To find sample code for SEO feature requests
If you need to submit sample code for your feature requests addressing your development team (which we highly suggest), there are a number of resources to help you to generate and then modify schema.org markup to your liking (and validate or debug it with the tools we just named above):
JSON-LD generators
Most of the generators out there will only offer JSON-LD sample code nowadays. If for whatever reason you'd rather feed your microdata or RDFa fetish, be my guest and scroll a bit further down.
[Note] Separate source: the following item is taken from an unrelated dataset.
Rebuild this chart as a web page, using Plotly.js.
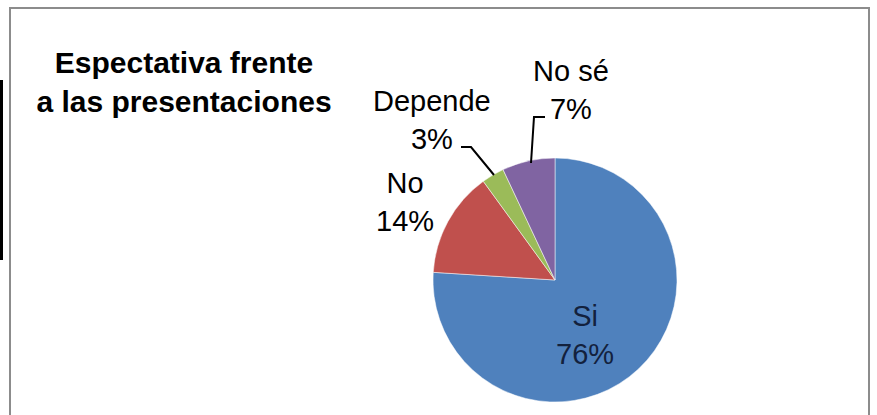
<!DOCTYPE html>
<html><head><meta charset="utf-8">
<script src="https://cdn.plot.ly/plotly-3.0.1.min.js"></script>
<style>html,body{margin:0;padding:0;background:#fff}#chart{width:877px;height:415px}</style>
</head><body><div id="chart"></div>
<script>
var categories = ["Si", "No", "Depende", "No sé"];
var values = [76, 14, 3, 7];
var colors = ["#4F81BD", "#C0504D", "#9BBB59", "#8064A2"];
var titleText = "Espectativa frente<br>a las presentaciones";

var W = 877, H = 415;
function px(x){ return x / W; }
function py(y){ return 1 - y / H; }

var total = values.reduce(function(a,b){return a+b;},0);
function pct(i){ return Math.round(values[i] / total * 100) + "%"; }

// label positions (pixel centres of the two-line labels)
var labelPos = [[585, 335], [405, 202], [432, 120], [571, 90]];
var annotations = categories.map(function(c, i){
  return {
    xref: "paper", yref: "paper", x: px(labelPos[i][0]), y: py(labelPos[i][1]),
    xanchor: "center", yanchor: "middle", showarrow: false,
    text: c + "<br>" + pct(i), align: "center",
    font: {family: "Liberation Sans, Arial, sans-serif", size: 29, color: i === 0 ? "#13213d" : "#000"}
  };
});

var shapes = [
  {type: "rect", xref: "paper", yref: "paper", x0: px(10), x1: px(869), y0: py(430), y1: py(8),
   line: {color: "#8c8c8c", width: 2}, fillcolor: "rgba(0,0,0,0)"},
  {type: "rect", xref: "paper", yref: "paper", x0: px(0), x1: px(3), y0: py(260), y1: py(80),
   line: {width: 0}, fillcolor: "#000"},
  {type: "path", xref: "paper", yref: "paper",
   path: "M " + px(461) + " " + py(147) + " L " + px(471) + " " + py(147) + " L " + px(494) + " " + py(175),
   line: {color: "#000", width: 2}},
  {type: "path", xref: "paper", yref: "paper",
   path: "M " + px(531) + " " + py(163) + " L " + px(534) + " " + py(117) + " L " + px(545) + " " + py(117),
   line: {color: "#000", width: 2}}
];

var trace = {
  type: "pie",
  labels: categories,
  values: values,
  marker: {colors: colors, line: {color: "#ffffff", width: 0.5}},
  sort: false,
  direction: "clockwise",
  rotation: 0,
  textinfo: "none",
  hoverinfo: "label+percent",
  showlegend: false,
  domain: {x: [px(433), px(677)], y: [py(402), py(158)]}
};

var layout = {
  width: W, height: H,
  margin: {l: 0, r: 0, t: 0, b: 0},
  paper_bgcolor: "#ffffff",
  title: {
    text: titleText,
    x: px(184), xanchor: "center", y: py(73), yanchor: "middle",
    font: {family: "Liberation Sans, Arial, sans-serif", size: 30, color: "#000", weight: "bold"}
  },
  annotations: annotations,
  shapes: shapes,
  showlegend: false
};

Plotly.newPlot("chart", [trace], layout, {displayModeBar: false, staticPlot: true});
</script></body></html>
- Rank Ranger's Schema Markup Generator
- MERKLE SEO's Schema Markup Generator
- The Ultimate JSON-LD Generator by Jason Macfarlane
- Schema Generator by SEOscout
Microdata generators
If you're feeling a bit retro, these got you covered:
RDFa generators
Now if you're feeling very retro, you might still want to generate RDFa or be looking to transform RDFa to Microdata:
- RDF Translator by RDFLi 4.1.2 converts RDFa to Microdata
- RDFa-Lab by Niklas Lindström converts RDFa to JSON-LD and offers conversion from Microdata to RDFa
Google Tools
If you would rather double-check with Google tools, you can still do that:
- Structured Data Markup Helper can help you create markup for JSON-LD or microdata.
- developers.google.com offers you sample markup you can test in their Rich Results Test for various types, even for those that are not yet rolled out for everyone yet
FAQ
Your website doesn't have any style!
That's right, because I don't have any.
I cannot find out what CMS you're using!
Congrats, you're right: I didn't use any. I honestly lack the patience to fiddle around with a CMS to have it do exactly and JUST what I want it to do in my leisure time. So this is lazily hand-crafted in Sublime.
Where are the images? It's ugly!
You know what else is ugly? Being greedy!
In all honesty though, images are going to come, either here or on Medium. Tonight (and until the day when you're reading this for whatever reason) I just couldn't be bothered. Sleep ftw.